First we need to add the assembly reference to our project.
Project Properties >> Add reference >> .NET >> Microsoft.mshtml
The HTML block
This is the simple example of a HTML block that we will be working with :
Dim myHTML$ = _
vbCrLf & "<html>" _
& vbCrLf & "<body>" _
& vbCrLf & "<input type=""text"" name=""myTextBox""/>" _
& vbCrLf & "<input type=""button"" name=""myButton""/>" _
& vbCrLf & "<input type=""checkbox"" name=""myCheckBox"" class=""removeMe""/>" _
& vbCrLf & "</body>" _
& vbCrLf & "</html>"
How you can see, its simple as 3 inputs.
The objects
In this assembly, we have all objects that can represent our HTML tags in this example ill be focusing on the INPUT tag, using the object: IHTMLInputElement
.
But we have a generic object that give us extra properties, the : IHTMLElement
.
To access those objects dont forget the next :
Imports mshtml
The function
And here we have the full function that we will be using, with some comments :
Function parseMyHtml(ByVal htmlToParse$)
'::......... Declare a new HTML document to use, and write our normal HTML
Dim htmlDocument As IHTMLDocument2 = New HTMLDocumentClass()
htmlDocument.write(htmlToParse)
htmlDocument.close()
'::......... With this we retrieve all of the HTML elements collection existing on out HTML block
Dim allElements As IHTMLElementCollection = htmlDocument.body.all
'::......... Find by name out INPUT element on the group, and set a new value
Dim myTextBox As IHTMLInputElement = allElements.item("myTextBox")
myTextBox.value = "This is my text box!"
'::......... Our button, but now its a "IHTMLElement", the generic object, that gives us more properties
'::......... And set a new attribute to our element
Dim myButton As IHTMLElement = allElements.item("myButton")
myButton.setAttribute("onClick", "javascript:alert('This is the button!')")
'::......... As a input, we set its value
Dim myButton2 As IHTMLInputElement = allElements.item("myButton")
myButton2.value = "Click me!"
'::......... Get the INPUT group of elements
Dim allInputs As IHTMLElementCollection = allElements.tags("input")
Dim element As IHTMLElement
'::......... Change some properties
For Each element In allInputs
element.style.border = "1px solid red"
element.style.fontFamily = "Verdana"
'::......... I dont want any "removeMe" classed elements, so lets remove them
If element.className = "removeMe" Then
element.outerHTML = ""
End If
Next
'::......... Return the parent element content ( BODY > HTML )

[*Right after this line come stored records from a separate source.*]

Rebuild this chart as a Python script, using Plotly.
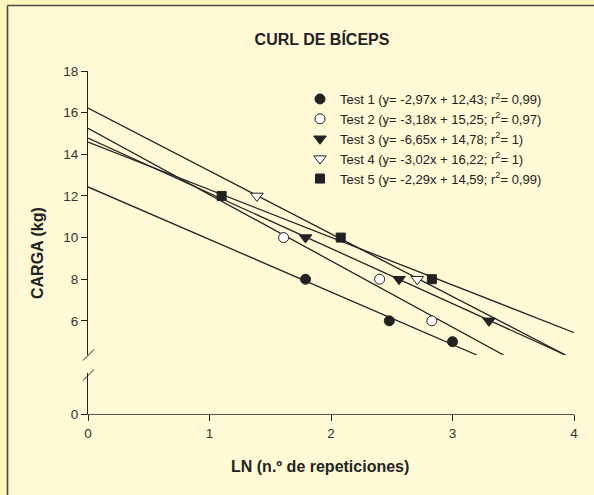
import plotly.graph_objects as go

# ---- data ----
test_names = [
    "Test 1 (y= -2,97x + 12,43; r<sup>2</sup>= 0,99)",
    "Test 2 (y= -3,18x + 15,25; r<sup>2</sup>= 0,97)",
    "Test 3 (y= -6,65x + 14,78; r<sup>2</sup>= 1)",
    "Test 4 (y= -3,02x + 16,22; r<sup>2</sup>= 1)",
    "Test 5 (y= -2,29x + 14,59; r<sup>2</sup>= 0,99)",
]
# measured points: x = LN(n.º de repeticiones), y = carga (kg)
t1_x = [1.79, 2.48, 3.00]
t1_y = [8, 6, 5]
t2_x = [1.61, 2.40, 2.83]
t2_y = [10, 8, 6]
t3_x = [1.79, 2.56, 3.30]
t3_y = [10, 8, 6]
t4_x = [1.39, 2.71]
t4_y = [12, 8]
t5_x = [1.10, 2.08, 2.83]
t5_y = [12, 10, 8]

# regression lines as drawn (start / end points)
l1_x = [0, 3.20]
l1_y = [12.43, 4.36]
l2_x = [0, 3.42]
l2_y = [15.25, 4.36]
l3_x = [0, 3.93]
l3_y = [14.78, 4.36]
l4_x = [0, 3.93]
l4_y = [16.22, 4.36]
l5_x = [0, 4.01]
l5_y = [14.59, 5.41]

x_ticks = [0, 1, 2, 3, 4]
y_ticks_upper = [6, 8, 10, 12, 14, 16, 18]
y_ticks_lower = [0]

title_text = "CURL DE BÍCEPS"
x_title = "LN (n.º de repeticiones)"
y_title = "CARGA (kg)"

# ---- styling ----
FONT = "Liberation Sans, Arial, Helvetica, sans-serif"
INK = "#222222"
OUTER = "#FEF6BA"
INNER = "#FFFAD5"

W, H = 594, 495
ML, MR, MT, MB = 88, 20, 71, 81
PW = W - ML - MR
PH = H - MT - MB


def px_x(p):
    return (p - ML) / PW


def px_y(p):
    return (H - MB - p) / PH


fig = go.Figure()

# invisible anchor trace so the lower (0) y-axis segment exists
fig.add_trace(go.Scatter(x=[x_ticks[0]], y=[y_ticks_lower[0]], mode="markers",
                         xaxis="x", yaxis="y", marker=dict(opacity=0, size=1),
                         showlegend=False, hoverinfo="skip"))

lines = [(l1_x, l1_y), (l2_x, l2_y), (l3_x, l3_y), (l4_x, l4_y), (l5_x, l5_y)]
for lx, ly in lines:
    fig.add_trace(go.Scatter(x=lx, y=ly, mode="lines", xaxis="x", yaxis="y2",
                             line=dict(color=INK, width=1.3), showlegend=False,
                             hoverinfo="skip"))

markers = [
    (t1_x, t1_y, "circle", INK, 10),
    (t2_x, t2_y, "circle", "white", 10),
    (t3_x, t3_y, "triangle-down", INK, 11),
    (t4_x, t4_y, "triangle-down", "white", 11),
    (t5_x, t5_y, "square", INK, 9),
]
for (mx, my, sym, fill, sz), name in zip(markers, test_names):
    fig.add_trace(go.Scatter(x=mx, y=my, mode="markers", name=name, xaxis="x", yaxis="y2",
                             marker=dict(symbol=sym, color=fill, size=sz,
                                         line=dict(color=INK, width=1))))

lower_top = px_y(373)
upper_bot = px_y(355)

axis_common = dict(showgrid=False, zeroline=False, showline=True, linecolor=INK, linewidth=1.2,
                   ticks="outside", ticklen=6, tickcolor=INK, tickwidth=1,
                   tickfont=dict(family=FONT, size=13.5, color="#333333"))

fig.update_layout(
    width=W, height=H,
    margin=dict(l=ML, r=MR, t=MT, b=MB),
    paper_bgcolor=OUTER,
    plot_bgcolor="rgba(0,0,0,0)",
    font=dict(family=FONT, color=INK),
    xaxis=dict(range=[0, 4], tickvals=x_ticks, anchor="y", domain=[0, 1],
               ticklabelstandoff=1, **{**axis_common, "linecolor": "#555555", "linewidth": 1.4}),
    yaxis=dict(range=[0, 1.97], domain=[0, lower_top], tickvals=y_ticks_lower, anchor="x",
               **axis_common),
    yaxis2=dict(range=[4.36, 18], domain=[upper_bot, 1], tickvals=y_ticks_upper, anchor="x",
                **axis_common),
    showlegend=True,
    legend=dict(x=px_x(300), y=px_y(84), xanchor="left", yanchor="top",
                bgcolor="rgba(0,0,0,0)", font=dict(family=FONT, size=13, color=INK),
                tracegroupgap=0),
    title=dict(text="<b>" + title_text + "</b>", x=322 / W, xref="container", xanchor="center",
               y=1 - 39 / H, yref="container", yanchor="middle",
               font=dict(family=FONT, size=16, color=INK)),
)

fig.add_annotation(text="<b>" + x_title + "</b>", xref="paper", yref="paper",
                   x=px_x(320), y=px_y(467), showarrow=False, xanchor="center", yanchor="middle",
                   font=dict(family=FONT, size=16, color=INK))
fig.add_annotation(text="<b>" + y_title + "</b>", xref="paper", yref="paper",
                   x=px_x(38), y=px_y(253), showarrow=False, textangle=-90,
                   xanchor="center", yanchor="middle",
                   font=dict(family=FONT, size=16, color=INK))

# page panel (inner light area with top/left border)
fig.add_shape(type="rect", xref="paper", yref="paper", layer="below",
              x0=px_x(8), x1=px_x(W), y0=px_y(H), y1=px_y(6),
              fillcolor=INNER, line=dict(width=0))
fig.add_shape(type="line", xref="paper", yref="paper", layer="below",
              x0=px_x(7.5), x1=px_x(7.5), y0=px_y(H), y1=px_y(5.5),
              line=dict(color="#4A4A4A", width=1.6))
fig.add_shape(type="line", xref="paper", yref="paper", layer="below",
              x0=px_x(7.5), x1=px_x(W), y0=px_y(5.5), y1=px_y(5.5),
              line=dict(color="#4A4A4A", width=1.6))

# axis break marks
for yc in (355, 375):
    fig.add_shape(type="line", xref="paper", yref="paper",
                  x0=px_x(83), x1=px_x(94), y0=px_y(yc + 5.5), y1=px_y(yc - 5.5),
                  line=dict(color=INK, width=1))

fig.write_html(
    "out.html",
    config={"displayModeBar": False},
    post_script="document.body.style.margin='0';document.body.style.overflow='hidden';",
)
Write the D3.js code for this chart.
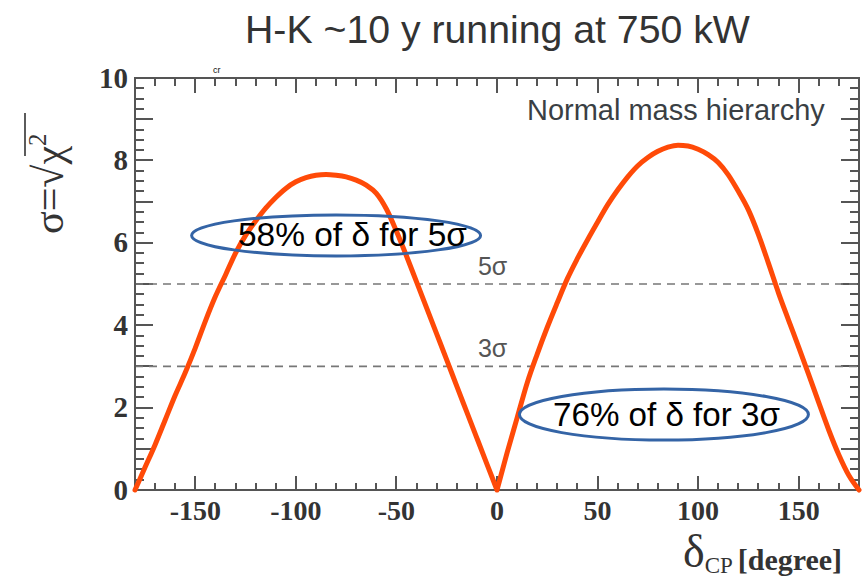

Return htmlDocument.body.parentElement.outerHTML
End Function
In this function we can see the use of some objects and its functions/properties.
The result HTML
After calling the function and showing to the user the result we have the next HTML processed block :
<HTML><HEAD></HEAD>
<BODY><INPUT style="BORDER-RIGHT: red 1px solid; BORDER-TOP: red 1px solid; BORDER-LEFT: red 1px solid;
BORDER-BOTTOM: red 1px solid; FONT-FAMILY: Verdana" value="This is my text box!" name=myTextBox>
<INPUT style="BORDER-RIGHT: red 1px solid; BORDER-TOP: red 1px solid; BORDER-LEFT: red 1px solid;
BORDER-BOTTOM: red 1px solid; FONT-FAMILY: Verdana" type=button value="Click me!"
name=myButton onClick="javascript:alert('This is the button!')"> </BODY></HTML>
A bit nasty code, because the mshtml process it and every attribute such as style:border and sets every single border instead, but believe me, the browser will recognize that.
Conclusion
After testing this assembly with another page, a big one, almost 120kb of pure HTML with javascript/CSS, images and some other stuff, the assembly showed very strong, and didn't report any error.
Very usefull, when you have some html inputed by an user and you need to change some properties.